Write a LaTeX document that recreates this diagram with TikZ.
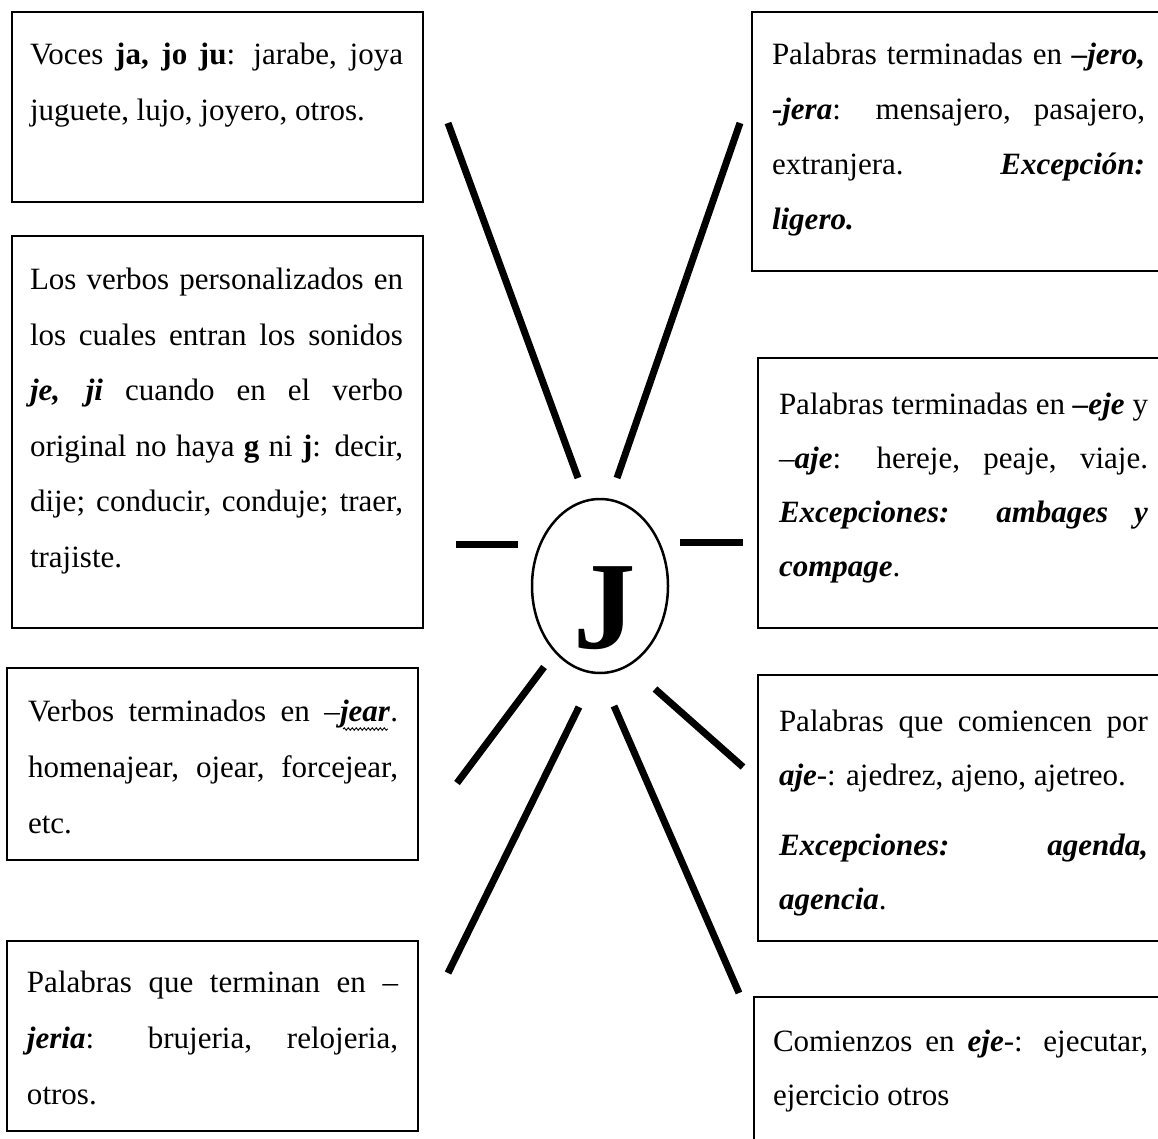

------------------------------

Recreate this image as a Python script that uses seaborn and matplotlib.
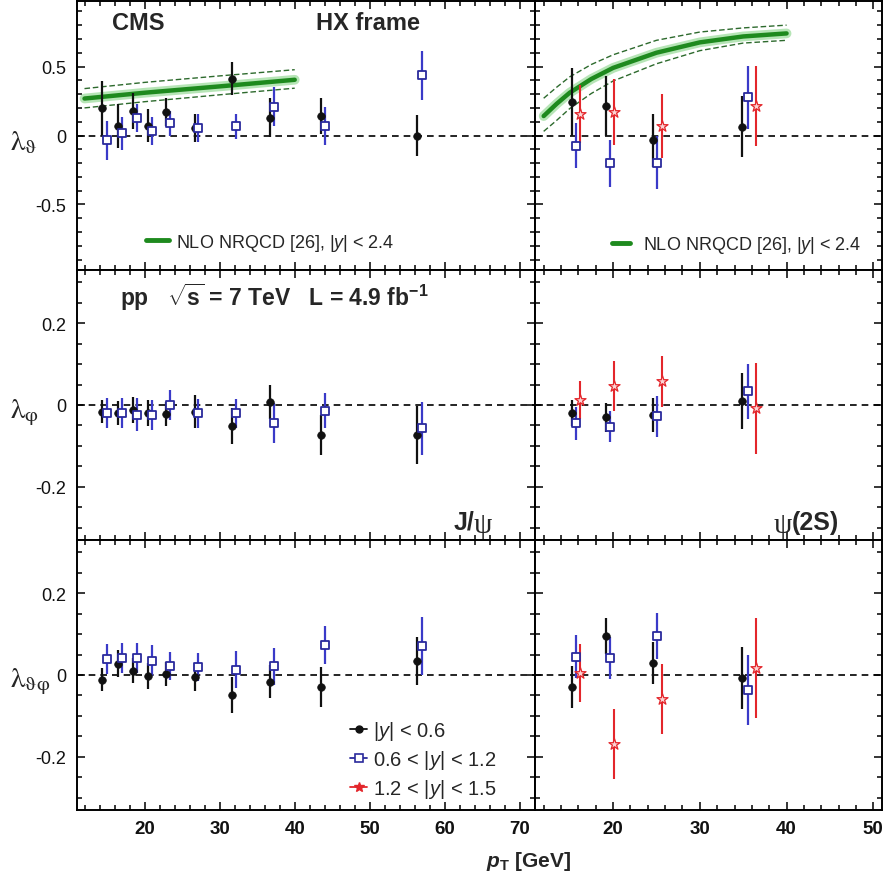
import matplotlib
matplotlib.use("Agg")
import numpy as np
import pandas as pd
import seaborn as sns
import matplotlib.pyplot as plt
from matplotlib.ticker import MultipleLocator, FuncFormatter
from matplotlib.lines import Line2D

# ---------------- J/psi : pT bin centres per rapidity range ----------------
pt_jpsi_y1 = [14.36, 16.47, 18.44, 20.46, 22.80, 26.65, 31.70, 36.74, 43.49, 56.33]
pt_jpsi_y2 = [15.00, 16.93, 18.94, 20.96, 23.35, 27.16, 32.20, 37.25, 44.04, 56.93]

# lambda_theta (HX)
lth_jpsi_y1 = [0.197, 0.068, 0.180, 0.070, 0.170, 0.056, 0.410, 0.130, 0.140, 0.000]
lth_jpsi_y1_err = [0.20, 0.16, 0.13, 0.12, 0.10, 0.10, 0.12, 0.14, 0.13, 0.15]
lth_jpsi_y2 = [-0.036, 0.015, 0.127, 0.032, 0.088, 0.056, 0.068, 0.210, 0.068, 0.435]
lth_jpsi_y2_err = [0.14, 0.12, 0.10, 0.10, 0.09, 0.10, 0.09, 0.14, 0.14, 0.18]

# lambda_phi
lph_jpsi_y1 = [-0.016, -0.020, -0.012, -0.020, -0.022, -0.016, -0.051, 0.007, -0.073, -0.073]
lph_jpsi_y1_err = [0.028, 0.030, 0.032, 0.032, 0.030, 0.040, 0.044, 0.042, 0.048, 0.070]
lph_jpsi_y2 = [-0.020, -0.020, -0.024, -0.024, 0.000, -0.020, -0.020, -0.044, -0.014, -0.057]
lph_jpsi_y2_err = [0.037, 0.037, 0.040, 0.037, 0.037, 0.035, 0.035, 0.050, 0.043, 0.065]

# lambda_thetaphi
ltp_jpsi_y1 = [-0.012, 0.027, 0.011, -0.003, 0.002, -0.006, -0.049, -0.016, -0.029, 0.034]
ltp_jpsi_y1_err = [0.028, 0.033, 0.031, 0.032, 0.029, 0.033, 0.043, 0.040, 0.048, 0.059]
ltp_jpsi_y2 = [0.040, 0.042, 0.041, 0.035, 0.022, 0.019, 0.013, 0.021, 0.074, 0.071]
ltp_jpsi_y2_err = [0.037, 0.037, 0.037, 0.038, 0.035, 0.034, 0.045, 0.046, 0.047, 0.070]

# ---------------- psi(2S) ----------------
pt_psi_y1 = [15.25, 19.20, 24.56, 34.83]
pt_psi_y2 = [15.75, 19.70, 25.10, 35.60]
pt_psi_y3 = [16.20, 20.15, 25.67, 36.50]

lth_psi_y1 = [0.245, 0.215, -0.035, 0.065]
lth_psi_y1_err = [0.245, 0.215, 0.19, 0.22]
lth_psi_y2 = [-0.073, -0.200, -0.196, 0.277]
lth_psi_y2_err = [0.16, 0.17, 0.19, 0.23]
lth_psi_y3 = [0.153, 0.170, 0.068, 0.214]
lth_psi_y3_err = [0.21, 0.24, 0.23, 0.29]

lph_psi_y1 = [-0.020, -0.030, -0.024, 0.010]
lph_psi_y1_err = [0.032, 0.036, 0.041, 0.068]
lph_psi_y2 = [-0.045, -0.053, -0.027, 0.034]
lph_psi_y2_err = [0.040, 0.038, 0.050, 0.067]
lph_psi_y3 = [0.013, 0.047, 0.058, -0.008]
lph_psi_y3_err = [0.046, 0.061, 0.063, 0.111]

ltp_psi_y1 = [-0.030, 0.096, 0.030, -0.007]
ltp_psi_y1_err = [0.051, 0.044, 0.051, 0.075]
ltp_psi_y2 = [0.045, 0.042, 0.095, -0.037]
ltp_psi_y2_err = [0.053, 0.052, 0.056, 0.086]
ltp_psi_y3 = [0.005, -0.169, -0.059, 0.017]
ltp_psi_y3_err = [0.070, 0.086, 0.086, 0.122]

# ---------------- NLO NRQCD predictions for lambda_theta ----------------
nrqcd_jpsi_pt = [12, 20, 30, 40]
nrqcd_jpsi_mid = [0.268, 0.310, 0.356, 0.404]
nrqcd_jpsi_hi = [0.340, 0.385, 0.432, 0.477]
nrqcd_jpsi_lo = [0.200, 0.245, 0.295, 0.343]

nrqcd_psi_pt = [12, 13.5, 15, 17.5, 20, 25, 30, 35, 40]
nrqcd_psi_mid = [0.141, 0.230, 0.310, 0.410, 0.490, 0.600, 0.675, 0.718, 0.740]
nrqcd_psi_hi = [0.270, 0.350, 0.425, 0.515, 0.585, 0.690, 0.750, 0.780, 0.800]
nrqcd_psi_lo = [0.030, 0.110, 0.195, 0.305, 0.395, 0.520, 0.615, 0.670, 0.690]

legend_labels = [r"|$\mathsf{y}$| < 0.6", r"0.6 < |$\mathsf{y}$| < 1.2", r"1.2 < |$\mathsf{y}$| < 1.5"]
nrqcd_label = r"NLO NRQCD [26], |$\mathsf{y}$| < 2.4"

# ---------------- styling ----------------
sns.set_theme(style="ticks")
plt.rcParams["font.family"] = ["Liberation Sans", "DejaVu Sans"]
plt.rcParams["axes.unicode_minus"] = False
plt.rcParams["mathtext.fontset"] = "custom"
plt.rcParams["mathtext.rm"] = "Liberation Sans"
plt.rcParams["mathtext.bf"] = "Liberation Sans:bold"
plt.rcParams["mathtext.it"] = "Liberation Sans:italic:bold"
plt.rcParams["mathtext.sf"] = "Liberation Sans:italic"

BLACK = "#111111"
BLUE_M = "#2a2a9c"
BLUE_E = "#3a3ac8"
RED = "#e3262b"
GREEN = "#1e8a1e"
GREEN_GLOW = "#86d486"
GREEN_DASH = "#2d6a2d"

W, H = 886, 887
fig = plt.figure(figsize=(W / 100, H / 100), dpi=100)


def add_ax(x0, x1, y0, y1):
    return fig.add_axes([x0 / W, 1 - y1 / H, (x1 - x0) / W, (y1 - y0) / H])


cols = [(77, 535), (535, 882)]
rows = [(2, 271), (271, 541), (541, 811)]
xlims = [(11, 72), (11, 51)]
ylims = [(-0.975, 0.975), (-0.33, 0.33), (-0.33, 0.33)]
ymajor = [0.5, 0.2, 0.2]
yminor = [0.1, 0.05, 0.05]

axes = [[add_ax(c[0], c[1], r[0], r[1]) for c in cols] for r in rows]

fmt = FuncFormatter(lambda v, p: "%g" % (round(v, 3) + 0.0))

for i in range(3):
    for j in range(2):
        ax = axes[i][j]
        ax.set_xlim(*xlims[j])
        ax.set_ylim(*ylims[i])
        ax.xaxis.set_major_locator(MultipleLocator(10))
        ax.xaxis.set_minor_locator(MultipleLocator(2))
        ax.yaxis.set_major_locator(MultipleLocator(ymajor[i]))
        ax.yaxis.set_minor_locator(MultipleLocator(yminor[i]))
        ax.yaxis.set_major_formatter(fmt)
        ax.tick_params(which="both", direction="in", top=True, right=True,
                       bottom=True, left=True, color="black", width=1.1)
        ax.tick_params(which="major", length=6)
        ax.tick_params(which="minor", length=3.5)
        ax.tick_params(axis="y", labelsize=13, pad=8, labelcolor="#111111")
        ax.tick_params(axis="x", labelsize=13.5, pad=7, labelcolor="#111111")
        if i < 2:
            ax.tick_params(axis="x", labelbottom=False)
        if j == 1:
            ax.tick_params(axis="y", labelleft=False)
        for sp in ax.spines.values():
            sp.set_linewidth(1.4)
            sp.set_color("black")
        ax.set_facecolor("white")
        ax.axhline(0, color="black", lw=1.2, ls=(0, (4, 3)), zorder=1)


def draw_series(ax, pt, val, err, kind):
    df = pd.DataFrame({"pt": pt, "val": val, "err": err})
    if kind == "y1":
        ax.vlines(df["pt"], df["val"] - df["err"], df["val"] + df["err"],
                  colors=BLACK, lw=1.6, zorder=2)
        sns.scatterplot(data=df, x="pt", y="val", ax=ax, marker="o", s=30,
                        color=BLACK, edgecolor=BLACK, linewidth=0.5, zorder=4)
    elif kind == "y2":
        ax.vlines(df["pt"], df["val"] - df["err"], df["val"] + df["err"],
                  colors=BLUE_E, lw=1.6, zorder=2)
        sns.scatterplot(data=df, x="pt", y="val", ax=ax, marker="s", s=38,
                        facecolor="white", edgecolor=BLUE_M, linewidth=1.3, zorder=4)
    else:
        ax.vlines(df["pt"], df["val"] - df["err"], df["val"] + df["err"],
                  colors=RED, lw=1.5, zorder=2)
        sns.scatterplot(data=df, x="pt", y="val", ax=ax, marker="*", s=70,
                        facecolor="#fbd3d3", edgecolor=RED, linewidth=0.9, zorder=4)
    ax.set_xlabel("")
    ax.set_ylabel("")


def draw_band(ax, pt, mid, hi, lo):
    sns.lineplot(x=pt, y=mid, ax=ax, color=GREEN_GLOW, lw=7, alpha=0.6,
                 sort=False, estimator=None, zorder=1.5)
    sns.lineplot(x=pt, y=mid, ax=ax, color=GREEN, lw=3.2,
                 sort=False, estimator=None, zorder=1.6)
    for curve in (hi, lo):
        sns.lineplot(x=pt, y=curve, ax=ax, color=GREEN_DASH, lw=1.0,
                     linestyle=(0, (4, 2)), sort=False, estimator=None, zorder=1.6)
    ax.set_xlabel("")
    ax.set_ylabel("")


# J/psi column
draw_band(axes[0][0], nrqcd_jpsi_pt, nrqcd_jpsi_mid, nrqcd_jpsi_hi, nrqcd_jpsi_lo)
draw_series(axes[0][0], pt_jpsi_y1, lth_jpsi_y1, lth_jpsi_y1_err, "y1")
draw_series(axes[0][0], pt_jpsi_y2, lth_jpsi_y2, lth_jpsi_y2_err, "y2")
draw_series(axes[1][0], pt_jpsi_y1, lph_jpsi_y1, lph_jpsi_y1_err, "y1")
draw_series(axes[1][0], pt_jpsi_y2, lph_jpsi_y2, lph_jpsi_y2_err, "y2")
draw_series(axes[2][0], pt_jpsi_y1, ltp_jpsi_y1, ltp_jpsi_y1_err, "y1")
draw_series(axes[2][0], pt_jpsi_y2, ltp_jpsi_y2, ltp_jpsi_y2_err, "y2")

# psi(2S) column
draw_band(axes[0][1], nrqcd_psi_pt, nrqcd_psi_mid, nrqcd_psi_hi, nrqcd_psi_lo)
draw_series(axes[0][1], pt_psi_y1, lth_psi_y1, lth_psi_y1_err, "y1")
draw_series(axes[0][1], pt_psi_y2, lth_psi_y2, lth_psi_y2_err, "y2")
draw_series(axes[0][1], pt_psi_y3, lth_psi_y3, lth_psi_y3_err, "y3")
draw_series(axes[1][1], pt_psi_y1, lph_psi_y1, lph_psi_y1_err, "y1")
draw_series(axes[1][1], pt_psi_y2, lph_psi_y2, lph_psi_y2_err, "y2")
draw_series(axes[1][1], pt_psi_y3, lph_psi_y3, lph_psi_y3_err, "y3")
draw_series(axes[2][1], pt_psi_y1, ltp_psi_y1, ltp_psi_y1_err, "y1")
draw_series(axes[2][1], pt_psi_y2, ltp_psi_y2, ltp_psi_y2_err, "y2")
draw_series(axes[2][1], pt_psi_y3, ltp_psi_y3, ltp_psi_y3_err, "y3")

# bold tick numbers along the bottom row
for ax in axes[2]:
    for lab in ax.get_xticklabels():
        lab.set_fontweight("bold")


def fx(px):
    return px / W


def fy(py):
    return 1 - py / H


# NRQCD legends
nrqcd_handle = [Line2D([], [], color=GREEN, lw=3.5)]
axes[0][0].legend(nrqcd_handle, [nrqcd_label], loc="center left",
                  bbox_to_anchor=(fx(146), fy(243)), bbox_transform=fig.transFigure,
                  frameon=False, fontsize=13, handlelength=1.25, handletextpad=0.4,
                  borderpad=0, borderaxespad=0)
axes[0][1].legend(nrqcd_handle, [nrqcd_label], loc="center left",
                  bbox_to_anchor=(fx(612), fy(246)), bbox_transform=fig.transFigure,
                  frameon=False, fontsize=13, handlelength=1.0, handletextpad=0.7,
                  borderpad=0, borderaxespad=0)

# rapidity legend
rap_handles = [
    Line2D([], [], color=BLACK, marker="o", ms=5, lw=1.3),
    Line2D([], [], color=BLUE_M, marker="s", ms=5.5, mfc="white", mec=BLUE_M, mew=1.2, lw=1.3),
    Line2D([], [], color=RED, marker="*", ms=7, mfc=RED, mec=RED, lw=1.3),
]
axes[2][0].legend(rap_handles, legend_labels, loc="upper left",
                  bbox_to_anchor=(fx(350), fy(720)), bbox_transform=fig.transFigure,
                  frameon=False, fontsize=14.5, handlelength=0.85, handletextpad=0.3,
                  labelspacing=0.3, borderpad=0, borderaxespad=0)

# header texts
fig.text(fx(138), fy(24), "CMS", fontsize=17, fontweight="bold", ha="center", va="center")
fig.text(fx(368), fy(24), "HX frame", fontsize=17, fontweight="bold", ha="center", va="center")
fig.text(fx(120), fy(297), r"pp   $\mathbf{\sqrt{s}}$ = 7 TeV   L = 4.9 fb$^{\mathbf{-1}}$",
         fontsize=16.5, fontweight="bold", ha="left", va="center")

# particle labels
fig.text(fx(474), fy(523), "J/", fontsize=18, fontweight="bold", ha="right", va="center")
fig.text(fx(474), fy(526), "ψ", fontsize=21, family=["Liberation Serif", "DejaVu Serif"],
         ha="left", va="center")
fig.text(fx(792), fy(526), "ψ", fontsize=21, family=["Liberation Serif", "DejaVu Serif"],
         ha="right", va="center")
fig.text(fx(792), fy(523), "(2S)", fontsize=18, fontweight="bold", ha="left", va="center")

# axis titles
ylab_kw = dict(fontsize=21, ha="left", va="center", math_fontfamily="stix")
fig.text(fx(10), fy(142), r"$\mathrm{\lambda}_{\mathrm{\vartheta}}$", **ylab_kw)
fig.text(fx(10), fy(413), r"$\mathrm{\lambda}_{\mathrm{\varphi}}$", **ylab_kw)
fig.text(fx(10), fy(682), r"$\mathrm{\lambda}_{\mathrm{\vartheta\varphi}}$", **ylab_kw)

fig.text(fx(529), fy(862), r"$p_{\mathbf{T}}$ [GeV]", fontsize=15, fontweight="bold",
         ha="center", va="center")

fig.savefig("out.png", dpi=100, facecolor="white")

------------------------------

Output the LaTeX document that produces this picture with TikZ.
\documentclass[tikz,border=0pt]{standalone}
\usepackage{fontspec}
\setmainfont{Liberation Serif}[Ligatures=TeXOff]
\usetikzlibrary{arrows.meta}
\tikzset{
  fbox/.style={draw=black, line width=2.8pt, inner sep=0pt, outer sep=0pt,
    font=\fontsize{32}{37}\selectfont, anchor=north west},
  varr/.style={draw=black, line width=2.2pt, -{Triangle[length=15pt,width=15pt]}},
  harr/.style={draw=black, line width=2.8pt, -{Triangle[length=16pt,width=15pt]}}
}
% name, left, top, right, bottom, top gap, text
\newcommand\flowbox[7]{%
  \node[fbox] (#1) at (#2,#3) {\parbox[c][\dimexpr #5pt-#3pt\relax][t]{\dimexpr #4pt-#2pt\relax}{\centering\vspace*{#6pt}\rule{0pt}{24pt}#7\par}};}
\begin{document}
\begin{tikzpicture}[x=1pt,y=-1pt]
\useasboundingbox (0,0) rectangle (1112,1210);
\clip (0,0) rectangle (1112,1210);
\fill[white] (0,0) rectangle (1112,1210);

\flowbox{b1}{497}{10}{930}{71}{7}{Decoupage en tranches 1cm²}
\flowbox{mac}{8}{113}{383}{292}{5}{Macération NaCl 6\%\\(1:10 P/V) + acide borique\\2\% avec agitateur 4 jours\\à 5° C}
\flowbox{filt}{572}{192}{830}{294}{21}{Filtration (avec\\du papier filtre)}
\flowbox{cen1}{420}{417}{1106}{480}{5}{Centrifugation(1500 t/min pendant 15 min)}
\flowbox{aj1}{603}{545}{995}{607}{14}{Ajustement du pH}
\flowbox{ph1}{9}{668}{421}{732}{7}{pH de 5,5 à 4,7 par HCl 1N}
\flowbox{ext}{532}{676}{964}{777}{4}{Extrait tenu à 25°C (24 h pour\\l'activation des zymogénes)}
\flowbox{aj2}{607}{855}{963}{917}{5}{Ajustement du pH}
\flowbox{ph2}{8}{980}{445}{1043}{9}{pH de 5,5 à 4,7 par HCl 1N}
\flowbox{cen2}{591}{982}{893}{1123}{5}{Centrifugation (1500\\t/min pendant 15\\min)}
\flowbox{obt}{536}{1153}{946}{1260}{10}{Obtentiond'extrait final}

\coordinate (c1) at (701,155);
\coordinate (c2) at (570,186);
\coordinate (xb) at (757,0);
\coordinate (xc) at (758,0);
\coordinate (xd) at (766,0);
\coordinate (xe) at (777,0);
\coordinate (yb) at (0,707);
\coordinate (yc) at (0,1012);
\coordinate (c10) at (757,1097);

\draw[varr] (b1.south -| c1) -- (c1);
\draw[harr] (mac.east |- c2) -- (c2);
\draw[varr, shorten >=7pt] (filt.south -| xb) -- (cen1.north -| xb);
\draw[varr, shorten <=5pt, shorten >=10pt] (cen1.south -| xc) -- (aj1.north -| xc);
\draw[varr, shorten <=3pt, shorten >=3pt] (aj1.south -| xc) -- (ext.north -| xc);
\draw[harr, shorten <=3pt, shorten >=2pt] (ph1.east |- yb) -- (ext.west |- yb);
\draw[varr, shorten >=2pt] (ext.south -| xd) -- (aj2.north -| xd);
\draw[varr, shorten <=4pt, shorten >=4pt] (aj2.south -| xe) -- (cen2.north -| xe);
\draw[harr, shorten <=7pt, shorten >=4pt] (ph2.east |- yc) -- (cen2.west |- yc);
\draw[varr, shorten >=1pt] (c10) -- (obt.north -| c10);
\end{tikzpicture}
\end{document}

------------------------------

◆ **PROBLEM DESCRIPTION**
Except for the pictures, write out exactly the lines from the line that contains "Recreate this image" through the line that contains "37.25, 44.04, 56.93]", including both.

◆ **WRITTEN RESPONSE**
Recreate this image as a Python script that uses seaborn and matplotlib.
import matplotlib
matplotlib.use("Agg")
import numpy as np
import pandas as pd
import seaborn as sns
import matplotlib.pyplot as plt
from matplotlib.ticker import MultipleLocator, FuncFormatter
from matplotlib.lines import Line2D

# ---------------- J/psi : pT bin centres per rapidity range ----------------
pt_jpsi_y1 = [14.36, 16.47, 18.44, 20.46, 22.80, 26.65, 31.70, 36.74, 43.49, 56.33]
pt_jpsi_y2 = [15.00, 16.93, 18.94, 20.96, 23.35, 27.16, 32.20, 37.25, 44.04, 56.93]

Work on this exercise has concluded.